En ese tiempo no existían almacenes de instrumentos musicales en Medellín, y si había uno que otro, estaban ubicados en el centro de la ciudad. Tenías que pagar una cantidad astronómica por cualquier aparato, independiente de la marca. Además, cualquier vinilo valía oro, más aún si venía del extranjero. Intercambiamos álbumes de Black Flag, Ramones, Billy Idol, Talking Heads, The Clash, Devo y Gary Numan, entre otros. Nos rotábamos lo que no tenía el otro.
Unos meses después de esta semi-inducción musical vino la conexión para realizar nuestro primer, y para nosotros apoteósico concierto. Fue en el 1984, durante la semana cultural en el colegio Benedictinos de Santa María (Zúñiga, Antioquia). A las 9 de la mañana dimos inicio al certamen cultural con un concierto de punk. Estábamos Pedro, nuestro querido Carlos Olarte “Panelo” en las congas (Bajo Tierra, La Derecha), a quién años después la vida le ganó por querer llegar a Medellín antes de que amaneciera en Bogotá, y yo. El tiempo lo diría, no había fin para ninguno de nosotros en aquellos días.
Ese día de inicio de semana cultural, se nos unió al colectivo Juancho Vega en la flauta traversa (vecino nuestro en San Lucas) quién también había estudiado en Benedictinos, pero que quizás por querer flotar en el mundo nunca regresó al monasterio. Hoy -según me cuenta Pedro- vive en Holanda hace 30 años, tiempo en el que se dedicó, entre otras cosas, a tocar su flauta en el metro de París. Pero ahí no termina la historia. En este colectivo punkero (que nunca tuvo nombre) no podía faltar la dosis vocal, y claro, otro pelirrojo. “El monóxido”, con su voz chillona y aguda, quién había llegado a Medellín luego de haber crecido en la costa atlántica, si no estoy mal, en Cartagena. Esa misma mañana antes de salir al escenario, en medio del humo de aquel cuarto de utilería del colegio, le preguntamos: Eyyy Monóxido, ¿Y qué vamos hacer después de la cuarta canción?, por que como sabés, no hay más. Con gran naturalidad nos respondió: “tranquilos, vamos a tocar y yo improviso con mi voz hasta cuando queramos parar”.
Ese cuarto de hora planeado se convirtió en nuestras primeras dos horas de concierto. Hubo filmación, fotografías con el público asistente, en su mayoría estudiantes benedictinos y profesores liderados por la máxima autoridad: el Abad Benedictino, un padre de dos metros, ojos azules y con cara de James Bond, llamado Cesáreo Figueras quien, junto a los demás monjes del colegio, sacudían sus piernas con los golpes punkeros improvisados de esa mañana.

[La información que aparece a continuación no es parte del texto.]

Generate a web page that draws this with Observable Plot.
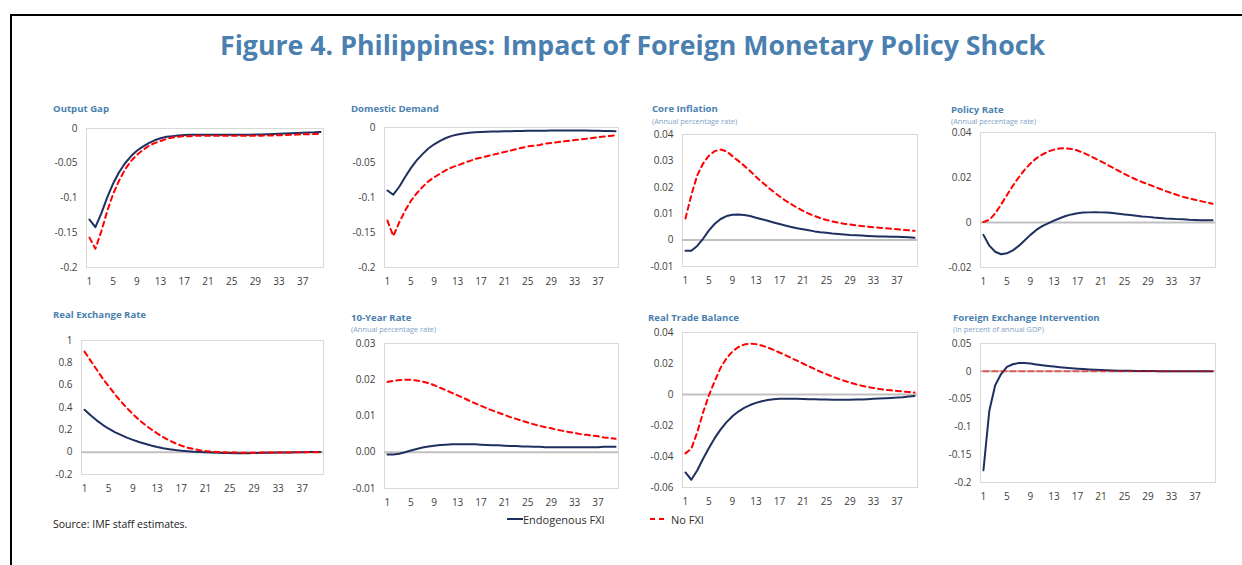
<!DOCTYPE html>
<html>
<head>
<meta charset="utf-8">
<script src="https://cdn.jsdelivr.net/npm/d3@7"></script>
<script src="https://cdn.jsdelivr.net/npm/@observablehq/plot@0.6"></script>
<style>
  html, body { margin: 0; padding: 0; background: #fff; }
  #root { position: relative; width: 1242px; height: 565px; overflow: hidden; font-family: 'Open Sans', 'Noto Sans', sans-serif; }
  .abs { position: absolute; white-space: nowrap; }
  .ptitle { font-weight: 700; font-size: 9.6px; color: #4a7fb0; transform: translateY(-50%); line-height: 1; }
  .psub { font-size: 7.4px; color: #7f9fc4; transform: translateY(-50%); line-height: 1; }
  .legtext { font-size: 11px; color: #303030; transform: translateY(-50%); }
</style>
</head>
<body>
<div id="root">
  <div class="abs" style="left:10px;top:14px;width:1240px;height:560px;border-top:2px solid #000;border-left:2px solid #000;"></div>
  <div id="mainTitle" class="abs" style="left:220px;top:45px;font-weight:700;font-size:26px;color:#4a7fb0;transform-origin:0 50%;">Figure 4. Philippines: Impact of Foreign Monetary Policy Shock</div>
</div>
<script>
// ---------- DATA ----------
const periods = [1,2,3,4,5,6,7,8,9,10,11,12,13,14,15,16,17,18,19,20,21,22,23,24,25,26,27,28,29,30,31,32,33,34,35,36,37,38,39,40];
const xTickLabels = [1,5,9,13,17,21,25,29,33,37];
const seriesNames = ["Endogenous FXI", "No FXI"];

const outputGapEndo = [-0.131,-0.142,-0.122,-0.099,-0.079,-0.063,-0.050,-0.040,-0.032,-0.026,-0.021,-0.017,-0.014,-0.012,-0.011,-0.010,-0.0095,-0.009,-0.009,-0.009,-0.009,-0.009,-0.009,-0.009,-0.009,-0.009,-0.009,-0.009,-0.0088,-0.0085,-0.0082,-0.008,-0.0077,-0.0073,-0.007,-0.0066,-0.0062,-0.0058,-0.0055,-0.005];
const outputGapNoFXI = [-0.157,-0.173,-0.148,-0.119,-0.094,-0.075,-0.059,-0.047,-0.038,-0.031,-0.025,-0.021,-0.018,-0.015,-0.013,-0.012,-0.011,-0.011,-0.0105,-0.0105,-0.0105,-0.0105,-0.0105,-0.0105,-0.0105,-0.0105,-0.0105,-0.0105,-0.0105,-0.0103,-0.0101,-0.0099,-0.0097,-0.0094,-0.0091,-0.0088,-0.0085,-0.0082,-0.0079,-0.0076];
const outputGapTicks = [-0.2,-0.15,-0.1,-0.05,0];

const domDemandEndo = [-0.090,-0.096,-0.085,-0.071,-0.058,-0.047,-0.038,-0.030,-0.024,-0.019,-0.015,-0.012,-0.010,-0.0085,-0.0075,-0.0068,-0.0063,-0.006,-0.0058,-0.0056,-0.0054,-0.0052,-0.005,-0.0049,-0.0048,-0.0047,-0.0046,-0.0045,-0.0044,-0.0044,-0.0044,-0.0044,-0.0044,-0.0044,-0.0044,-0.0045,-0.0047,-0.005,-0.0051,-0.0052];
const domDemandNoFXI = [-0.133,-0.155,-0.136,-0.119,-0.105,-0.094,-0.085,-0.077,-0.071,-0.066,-0.061,-0.057,-0.054,-0.051,-0.048,-0.045,-0.043,-0.041,-0.039,-0.037,-0.035,-0.033,-0.031,-0.029,-0.027,-0.026,-0.025,-0.023,-0.022,-0.021,-0.020,-0.019,-0.018,-0.017,-0.016,-0.015,-0.014,-0.013,-0.012,-0.011];
const domDemandTicks = [-0.2,-0.15,-0.1,-0.05,0];

const coreInflEndo = [-0.004,-0.004,-0.0022,0.0005,0.0037,0.0062,0.0080,0.0091,0.0096,0.0097,0.0095,0.0091,0.0085,0.0079,0.0073,0.0067,0.0061,0.0055,0.0050,0.0045,0.0041,0.0037,0.0033,0.0030,0.0028,0.0025,0.0023,0.0021,0.0019,0.0018,0.0017,0.0016,0.0015,0.0014,0.0014,0.0013,0.0013,0.0012,0.0011,0.0009];
const coreInflNoFXI = [0.0082,0.017,0.0245,0.029,0.032,0.0337,0.0343,0.0336,0.0318,0.0300,0.0282,0.0262,0.0240,0.0220,0.0201,0.0183,0.0166,0.0150,0.0136,0.0123,0.0111,0.0100,0.0091,0.0083,0.0076,0.0071,0.0066,0.0062,0.0059,0.0056,0.0053,0.0051,0.0049,0.0047,0.0045,0.0043,0.0041,0.0039,0.0037,0.0035];
const coreInflTicks = [-0.01,0,0.01,0.02,0.03,0.04];

const policyEndo = [-0.0055,-0.0103,-0.0130,-0.0141,-0.0137,-0.0124,-0.0104,-0.0080,-0.0055,-0.0033,-0.0016,-0.0004,0.0008,0.0019,0.0029,0.0036,0.0041,0.0044,0.0045,0.0046,0.0045,0.0044,0.0042,0.0039,0.0036,0.0033,0.0030,0.0027,0.0025,0.0022,0.0020,0.0018,0.0017,0.0015,0.0014,0.0012,0.0011,0.0010,0.0010,0.0010];
const policyNoFXI = [0.0002,0.0012,0.0040,0.0080,0.0122,0.0163,0.0200,0.0234,0.0262,0.0285,0.0302,0.0315,0.0324,0.0329,0.0330,0.0327,0.0320,0.0310,0.0298,0.0285,0.0272,0.0258,0.0244,0.0230,0.0216,0.0203,0.0191,0.0180,0.0170,0.0160,0.0150,0.0140,0.0131,0.0122,0.0114,0.0107,0.0101,0.0095,0.0089,0.0083];
const policyTicks = [-0.02,0,0.02,0.04];

const rerEndo = [0.380,0.330,0.285,0.245,0.210,0.180,0.155,0.130,0.110,0.091,0.075,0.060,0.047,0.036,0.027,0.019,0.013,0.008,0.004,0.001,-0.001,-0.003,-0.005,-0.007,-0.008,-0.009,-0.009,-0.009,-0.008,-0.007,-0.006,-0.005,-0.004,-0.003,-0.002,-0.001,0.000,0.001,0.001,0.001];
const rerNoFXI = [0.900,0.820,0.740,0.660,0.590,0.520,0.455,0.395,0.340,0.290,0.245,0.205,0.168,0.135,0.105,0.080,0.058,0.041,0.028,0.018,0.011,0.006,0.002,-0.001,-0.003,-0.004,-0.005,-0.005,-0.005,-0.004,-0.004,-0.003,-0.003,-0.002,-0.002,-0.001,-0.001,0.000,0.000,0.000];
const rerTicks = [-0.2,0,0.2,0.4,0.6,0.8,1];

const tenYrEndo = [-0.0006,-0.0006,-0.0004,0.0000,0.0005,0.0009,0.0013,0.0016,0.0018,0.0020,0.0021,0.0022,0.0022,0.0022,0.0022,0.0022,0.0021,0.0020,0.0019,0.0019,0.0018,0.0017,0.0017,0.0016,0.0016,0.0015,0.0015,0.0014,0.0014,0.0014,0.0014,0.0014,0.0014,0.0014,0.0014,0.0014,0.0014,0.0015,0.0015,0.0015];
const tenYrNoFXI = [0.0194,0.0197,0.0199,0.0200,0.0200,0.0198,0.0195,0.0191,0.0185,0.0178,0.0171,0.0164,0.0157,0.0150,0.0142,0.0135,0.0128,0.0121,0.0115,0.0109,0.0103,0.0097,0.0092,0.0087,0.0082,0.0077,0.0073,0.0069,0.0066,0.0062,0.0059,0.0056,0.0053,0.0050,0.0048,0.0046,0.0044,0.0041,0.0039,0.0037];
const tenYrTicks = [-0.01,0,0.01,0.02,0.03];

const tradeEndo = [-0.0503,-0.0550,-0.0490,-0.0415,-0.0345,-0.0280,-0.0225,-0.0178,-0.0140,-0.0110,-0.0086,-0.0068,-0.0054,-0.0044,-0.0036,-0.0031,-0.0028,-0.0027,-0.0027,-0.0028,-0.0029,-0.0030,-0.0031,-0.0032,-0.0033,-0.0034,-0.0034,-0.0034,-0.0034,-0.0033,-0.0032,-0.0030,-0.0028,-0.0026,-0.0024,-0.0022,-0.0020,-0.0017,-0.0013,-0.0009];
const tradeNoFXI = [-0.0380,-0.0350,-0.0245,-0.0116,-0.0005,0.0088,0.0174,0.0234,0.0277,0.0306,0.0322,0.0328,0.0325,0.0316,0.0303,0.0288,0.0271,0.0254,0.0236,0.0218,0.0200,0.0182,0.0164,0.0147,0.0131,0.0116,0.0102,0.0089,0.0077,0.0066,0.0057,0.0049,0.0042,0.0036,0.0031,0.0027,0.0023,0.0019,0.0016,0.0013];
const tradeTicks = [-0.06,-0.04,-0.02,0,0.02,0.04];

const fxiEndo = [-0.178,-0.071,-0.025,-0.005,0.008,0.0127,0.0148,0.0150,0.0140,0.0124,0.0110,0.0097,0.0085,0.0075,0.0065,0.0056,0.0048,0.0040,0.0033,0.0027,0.0022,0.0018,0.0015,0.0012,0.0010,0.0008,0.0007,0.0006,0.0005,0.0004,0.0003,0.0003,0.0002,0.0002,0.0001,0.0001,0.0001,0.0000,0.0000,0.0000];
const fxiNoFXI = [0,0,0,0,0,0,0,0,0,0,0,0,0,0,0,0,0,0,0,0,0,0,0,0,0,0,0,0,0,0,0,0,0,0,0,0,0,0,0,0];
const fxiTicks = [-0.2,-0.15,-0.1,-0.05,0,0.05];

// ---------- LAYOUT ----------
const NAVY = "#1f2f60";
const RED = "#ff0000";
const plain = d => String(+d.toFixed(3));
const fixed2 = d => d.toFixed(2);

const panels = [
  {title:"Output Gap", tx:53, ty:109, frame:[86,128,323,267], ticks:outputGapTicks, fmt:plain, endo:outputGapEndo, nofxi:outputGapNoFXI, zero:false},
  {title:"Domestic Demand", tx:351, ty:109, frame:[384,127,618,267], ticks:domDemandTicks, fmt:plain, endo:domDemandEndo, nofxi:domDemandNoFXI, zero:false},
  {title:"Core Inflation", sub:"(Annual percentage rate)", tx:652, ty:109, sy:121.5, frame:[682,134,917,266], ticks:coreInflTicks, fmt:plain, endo:coreInflEndo, nofxi:coreInflNoFXI, zero:true},
  {title:"Policy Rate", sub:"(Annual percentage rate)", tx:951, ty:109.5, sy:122, frame:[980,132,1215,267], ticks:policyTicks, fmt:plain, endo:policyEndo, nofxi:policyNoFXI, zero:true},
  {title:"Real Exchange Rate", tx:53, ty:315, frame:[81,340,323,474], ticks:rerTicks, fmt:plain, endo:rerEndo, nofxi:rerNoFXI, zero:true},
  {title:"10-Year Rate", sub:"(Annual percentage rate)", tx:351, ty:318, sy:330, frame:[384,343,618,488], ticks:tenYrTicks, fmt:fixed2, endo:tenYrEndo, nofxi:tenYrNoFXI, zero:true},
  {title:"Real Trade Balance", tx:648, ty:318, frame:[682,332,917,487], ticks:tradeTicks, fmt:plain, endo:tradeEndo, nofxi:tradeNoFXI, zero:true},
  {title:"Foreign Exchange Intervention", sub:"(In percent of annual GDP)", tx:953, ty:318, sy:330, frame:[980,343,1215,482], ticks:fxiTicks, fmt:plain, endo:fxiEndo, nofxi:fxiNoFXI, zero:true, redOpacity:0.55}
];

const root = document.getElementById("root");
const mL = 60, mR = 12, mT = 12, mB = 28;

function addDiv(cls, text, left, top, extra) {
  const d = document.createElement("div");
  d.className = "abs " + cls;
  d.textContent = text;
  d.style.left = left + "px";
  d.style.top = top + "px";
  if (extra) Object.assign(d.style, extra);
  root.appendChild(d);
  return d;
}

for (const p of panels) {
  const [x0, y0, x1, y1] = p.frame;
  const rows = periods.map((t, i) => ({period: t, endo: p.endo[i], nofxi: p.nofxi[i]}));
  const marks = [Plot.frame({stroke: "#d9d9d9", strokeWidth: 1})];
  if (p.zero) marks.push(Plot.ruleY([0], {stroke: "#c0c0c0", strokeWidth: 2}));
  marks.push(Plot.line(rows, {x: "period", y: "endo", stroke: NAVY, strokeWidth: 2}));
  marks.push(Plot.line(rows, {x: "period", y: "nofxi", stroke: RED, strokeWidth: 2, strokeDasharray: "5,4", strokeOpacity: p.redOpacity ?? 1}));
  const svg = Plot.plot({
    width: (x1 - x0) + mL + mR,
    height: (y1 - y0) + mT + mB,
    marginLeft: mL, marginRight: mR, marginTop: mT, marginBottom: mB,
    x: {domain: [0.5, 40.5], ticks: xTickLabels, tickSize: 0, tickPadding: 10, label: null, tickFormat: d => String(d)},
    y: {domain: [p.ticks[0], p.ticks[p.ticks.length - 1]], ticks: p.ticks, tickSize: 0, tickPadding: 9, label: null, tickFormat: p.fmt},
    style: {fontFamily: "'Open Sans', sans-serif", fontSize: "10px", color: "#404040", background: "transparent", overflow: "visible"},
    marks
  });
  svg.style.position = "absolute";
  svg.style.left = (x0 - mL) + "px";
  svg.style.top = (y0 - mT) + "px";
  root.appendChild(svg);
  addDiv("ptitle", p.title, p.tx, p.ty);
  if (p.sub) addDiv("psub", p.sub, p.tx, p.sy);
}

// legend
const leg = document.createElementNS("http://www.w3.org/2000/svg", "svg");
leg.setAttribute("width", 180); leg.setAttribute("height", 6);
leg.style.position = "absolute"; leg.style.left = "505px"; leg.style.top = "516px";
leg.innerHTML = `<line x1="2" x2="18" y1="3" y2="3" stroke="${NAVY}" stroke-width="2"/>` +
  `<line x1="145" x2="163" y1="3" y2="3" stroke="${RED}" stroke-width="2" stroke-dasharray="5,4"/>`;
root.appendChild(leg);
addDiv("legtext", seriesNames[0], 523, 519);
addDiv("legtext", seriesNames[1], 671, 519);
addDiv("legtext", "Source: IMF staff estimates.", 53, 524, {fontSize: "10.5px", color: "#202020"});

// fit main title width
const mt = document.getElementById("mainTitle");
const w = mt.getBoundingClientRect().width;
mt.style.transform = `translateY(-50%) scaleX(${825 / w})`;
</script>
</body>
</html>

En ese teatro que se ubicaba en la parte baja del edificio y donde, en muchas ocasiones fui espectador y testigo de la crucifixión de Cristo con proyección en semana santa de la misma película española de los años 50’s en blanco y negro se iniciaban los días sagrados, en ese mismo recinto donde me gradué de bachiller, junto a mis amigos de infancia; allí retumbaba un sonido con un eco que nos recordaba las cavernas y claustros donde se entonaban los cantos gregorianos de medioevo.
Espero que algún día se pueda encontrar esa filmación que algún testigo benedictino debe quizás, atesorar en una caja en el zarzo de la casa de los papás, en formato de Betamax. También anhelo que aparezcan esas postales fotográficas Kodak que hoy hacen parte de esta crónica que evoca aquella semana cultural de 1984.
Si seguimos esta historia podríamos escribir un libro. Dejo aquí constancia de nuestro primer concierto, mucho antes de que llegaran a nuestras vidas el rock en español, el “New York, New York”, bar underground que reunía a seres de la noche y nuestros queridos compañeros de Bajo Tierra, Parlantes, Código y Estados Alterados, entre otros. Pasarán los años, pero aquí estamos los amigos de siempre, acompañados de todos aquellos que ya están en otra dimensión o forma.